→ **DO THIS**
Write out, word for word, every line from the first one through the line that holds "annotation_clip=False)", and nothing else; skip the pictures.

BEGIN DATA

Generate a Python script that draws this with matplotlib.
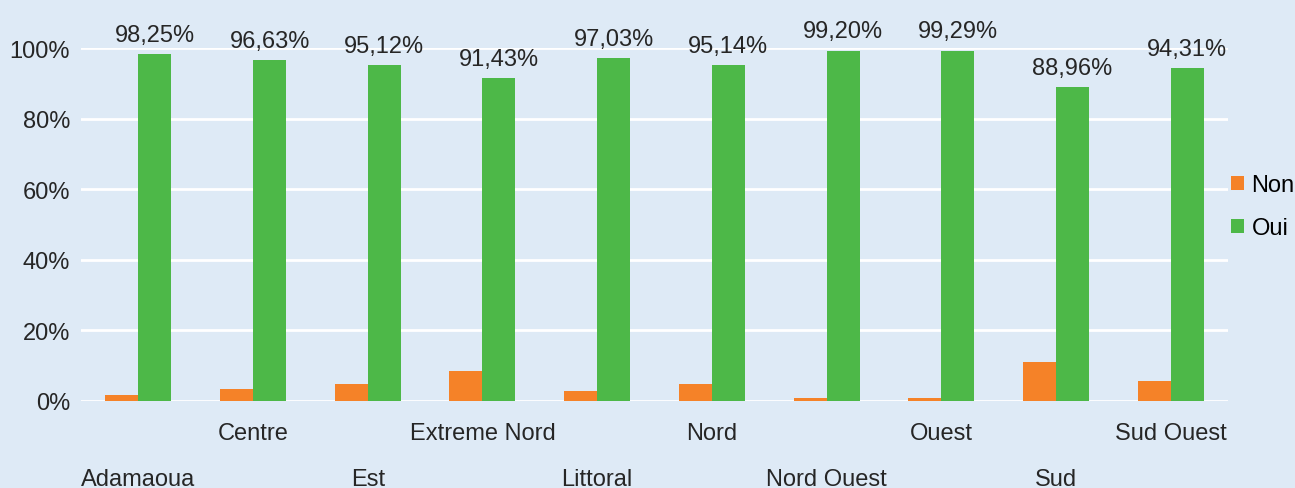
import matplotlib.pyplot as plt
from matplotlib.ticker import FuncFormatter
import numpy as np

plt.rcParams["font.family"] = ["Liberation Sans", "DejaVu Sans"]

regions = ["Adamaoua", "Centre", "Est", "Extreme Nord", "Littoral",
           "Nord", "Nord Ouest", "Ouest", "Sud", "Sud Ouest"]
oui = [98.25, 96.63, 95.12, 91.43, 97.03, 95.14, 99.20, 99.29, 88.96, 94.31]
non = [1.75, 3.37, 4.88, 8.57, 2.97, 4.86, 0.80, 0.71, 11.04, 5.69]

bg = "#DEEAF6"
c_non = "#F58228"
c_oui = "#4DB848"
txt = "#262626"

fig = plt.figure(figsize=(12.95, 4.89), dpi=100, facecolor=bg)
ax = fig.add_axes([81 / 1295, 87 / 489, 1147 / 1295, 353 / 489])
ax.set_facecolor(bg)

x = np.arange(len(regions))
w = 0.288
ax.bar(x - w / 2, np.array(non) / 100, w, color=c_non, label="Non", zorder=3)
bars = ax.bar(x + w / 2, np.array(oui) / 100, w, color=c_oui, label="Oui", zorder=3)

for b, v in zip(bars, oui):
    ax.annotate(f"{v:.2f}%".replace(".", ","),
                (b.get_x() + b.get_width() / 2, b.get_height()),
                xytext=(0, 6), textcoords="offset points",
                ha="center", va="bottom", fontsize=17, color=txt,
                annotation_clip=False)

ax.set_xlim(-0.5, len(regions) - 0.5)
ax.set_ylim(0, 1)
ax.set_yticks(np.arange(0, 1.01, 0.2))
ax.yaxis.set_major_formatter(FuncFormatter(lambda v, p: f"{v * 100:.0f}%"))
ax.grid(axis="y", color="white", linewidth=2, zorder=0)
ax.set_axisbelow(True)

# staggered category labels
ax.set_xticks(x[1::2])
ax.set_xticklabels(regions[1::2])
ax.set_xticks(x[0::2], minor=True)
ax.set_xticklabels(regions[0::2], minor=True)
ax.tick_params(axis="x", which="major", length=0, pad=15, labelsize=17, labelcolor=txt)
ax.tick_params(axis="x", which="minor", length=0, pad=48, labelsize=17, labelcolor=txt)
ax.tick_params(axis="y", length=0, pad=8, labelsize=17, labelcolor=txt)

for s in ax.spines.values():
    s.set_visible(False)

ax.legend(loc="center left", bbox_to_anchor=(1.003, 0.55), frameon=False,
          fontsize=17, handlelength=0.55, handleheight=0.55, handletextpad=0.3,
          labelspacing=0.88, borderaxespad=0, borderpad=0)

fig.savefig("out.png", dpi=100, facecolor=bg)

END DATA

→ **RESPONSE**
Generate a Python script that draws this with matplotlib.
import matplotlib.pyplot as plt
from matplotlib.ticker import FuncFormatter
import numpy as np

plt.rcParams["font.family"] = ["Liberation Sans", "DejaVu Sans"]

regions = ["Adamaoua", "Centre", "Est", "Extreme Nord", "Littoral",
           "Nord", "Nord Ouest", "Ouest", "Sud", "Sud Ouest"]
oui = [98.25, 96.63, 95.12, 91.43, 97.03, 95.14, 99.20, 99.29, 88.96, 94.31]
non = [1.75, 3.37, 4.88, 8.57, 2.97, 4.86, 0.80, 0.71, 11.04, 5.69]

bg = "#DEEAF6"
c_non = "#F58228"
c_oui = "#4DB848"
txt = "#262626"

fig = plt.figure(figsize=(12.95, 4.89), dpi=100, facecolor=bg)
ax = fig.add_axes([81 / 1295, 87 / 489, 1147 / 1295, 353 / 489])
ax.set_facecolor(bg)

x = np.arange(len(regions))
w = 0.288
ax.bar(x - w / 2, np.array(non) / 100, w, color=c_non, label="Non", zorder=3)
bars = ax.bar(x + w / 2, np.array(oui) / 100, w, color=c_oui, label="Oui", zorder=3)

for b, v in zip(bars, oui):
    ax.annotate(f"{v:.2f}%".replace(".", ","),
                (b.get_x() + b.get_width() / 2, b.get_height()),
                xytext=(0, 6), textcoords="offset points",
                ha="center", va="bottom", fontsize=17, color=txt,
                annotation_clip=False)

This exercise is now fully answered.